“Mom!” I screamed, indignantly. “Do you know what that stupid Larry told me?”
Wiping the wisps of baby-fine hair that had become dislodged as a result of my furry, she looked at my innocent baby face, and said calmly, “no, tell me.”
Being the granddaughter of silent movie actors from the early 1900’s, I knew how to get my point across with drama. Stomping my foot in a petulant fashion, I cemented my pudgy hands onto my waist, framing the perfect defiant pose, and angrily sputtered, “he said there was no Santa!”
Tilting her head to the right, fine thins lines etched their way between her perfectly plucked eyebrows. As she gently pulled me onto her lap, my mother prepared to save my childhood fantasy from shattering.

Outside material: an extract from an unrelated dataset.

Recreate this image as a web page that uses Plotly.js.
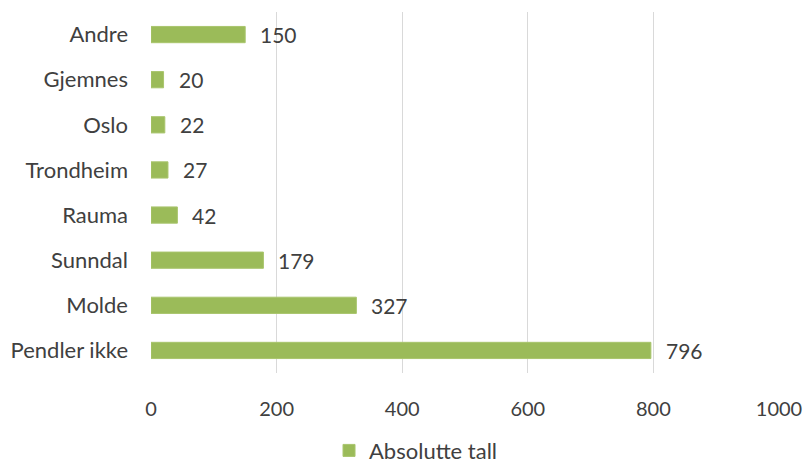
<!DOCTYPE html>
<html><head><meta charset="utf-8">
<script src="https://cdn.plot.ly/plotly-3.0.1.min.js"></script>
<style>body{margin:0;background:#fff}#c{width:806px;height:465px}</style>
</head><body><div id="c"></div>
<script>
const categories = ["Pendler ikke","Molde","Sunndal","Rauma","Trondheim","Oslo","Gjemnes","Andre"];
const values = [796,327,179,42,27,22,20,150];
const seriesName = "Absolutte tall";
const tickVals = [0,200,400,600,800,1000];

const green = "#9BBB59";
const txt = "#404040";
const fnt = "Lato, Open Sans, sans-serif";

const annotations = categories.map((c,i)=>({
  x: values[i], y: c, xref:"x", yref:"y", text: String(values[i]),
  showarrow:false, xanchor:"left", xshift:13, font:{family:fnt,size:21,color:txt}
}));

Plotly.newPlot("c",[{
  type:"bar", orientation:"h", x:values, y:categories, name:seriesName,
  marker:{color:green, line:{color:"#a9c56d", width:1}}, width:0.36,
  showlegend:true, hoverinfo:"none"
}],{
  width:806, height:465,
  margin:{l:150.5, r:26.5, t:11.5, b:92.3, autoexpand:false},
  paper_bgcolor:"#fff", plot_bgcolor:"#fff",
  font:{family:fnt, size:21, color:txt},
  xaxis:{range:[0,1000], tickvals:tickVals, showgrid:true, gridcolor:"#d9d9d9", gridwidth:1.3,
         zeroline:false, showline:false, ticks:"", ticklabelstandoff:22, fixedrange:true,
         tickfont:{family:fnt,size:20,color:txt}},
  yaxis:{categoryorder:"array", categoryarray:categories, showgrid:false, zeroline:false,
         showline:false, ticks:"", ticklabelstandoff:22, tickfont:{family:fnt,size:22,color:txt}},
  legend:{orientation:"h", x:0.422, xanchor:"center", y:-0.215, yanchor:"middle",
          font:{family:fnt,size:22,color:txt}, itemwidth:30},
  annotations:annotations, bargap:0.64
},{displayModeBar:false, staticPlot:true});
</script></body></html>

“What do you think?” Now snuggling me close to her chest.
“I think Larry’s stupid,” I roared, letting the tears come at last. “He has to be real – right? How else do all those presents get under the tree?”
As the liquid droplets turned in sobs, she attempted to calm me down with her warm, velvety embrace. Rocking me back and forth, just as in the days gone by, when sleep was lost in the middle of the night due to a bad dream, she whispered, “well, let me tell you a little secret about Santa. He will always be real for those who believe, so don’t ever stop.”
When I was young, it was easy to trust in Father Christmas. There was a tangible reward attached to the idea. All I had to do was say, “I know there’s a Santa,” and poof! A pile of presents with my name on them appeared under the tree.
But as the years passed and life became all too real, the idea of having faith in anything became a challenge, especially when it felt like my entire world was caving in around me.
A few years back, my eldest daughter, Michelle, and I were having a conversation about the mini cyclone I seemed to be constantly spinning in. Maybe the swirling motion of air mass and agitated winds weren’t as destructive as a full-blown weather system, but it caused severe damage to my vision for the future just the same.
Having one of my occasional pity parties, I lamented over how hard life had become: I was alone. I was sick and tired of being a caregiver. I was also broke. Somehow children have a wonderful way of assaulting a parent out of any “woe is me” situation with verbal pellets from their rapidly firing B B gun.
“Mom, I know things have been hard, but I want you to think about something,” she began gently, her sage wisdom glowing like a brilliant halo shining off her soft, canary-colored hair. “When you look at your entire life, when have you truly NOT been OK?”
“Many times! Life can suck. This is too hard, and I want an E ticket out of here,” I wanted to blurt out, but thought better of it. Michelle always had a way of imparting valuable information. I needed to pay attention.
“Look at all your blessings. You’re still here and healthy. Somehow you pay your bills. You’re loved by many, and you do have a fabulous future ahead if you stop whining,” she continued, ignoring the quizzical look on my face.
Then, as I looked into her sapphire blue eyes, those pools of delightfully warm, calm water that bathed my heart the moment she was born, I began to see her point; no matter how difficult things were or became, somehow I was shown the way by a divine power. All I had to do was pay attention to the lesson and believe in the process.
When we’re young, believing in all that is good and wonderful is natural. Our hearts are open, free, and soar with fantasy. Because of our innocence, we see the worthiness in everything and trust that anything can happen. Unfortunately, as we grow into adults, we lose that vibrant spirit. But maybe it’s not too late to be reborn!
Perhaps if we open our eyes (and take the time to listen to our children), we adults can capture the ability to see past our occasionally distorted egos to what is magical and magnificent right in front of our eyes. It’s right there; we just need to pay attention and believe in all the possibilities.
I think I might just put out a plate of cookies for Jolly Old St. Nick and see what happens!
At some point, we all learn that Santa is a magical creature. When did you discover that and how did you deal with it? Do you still believe?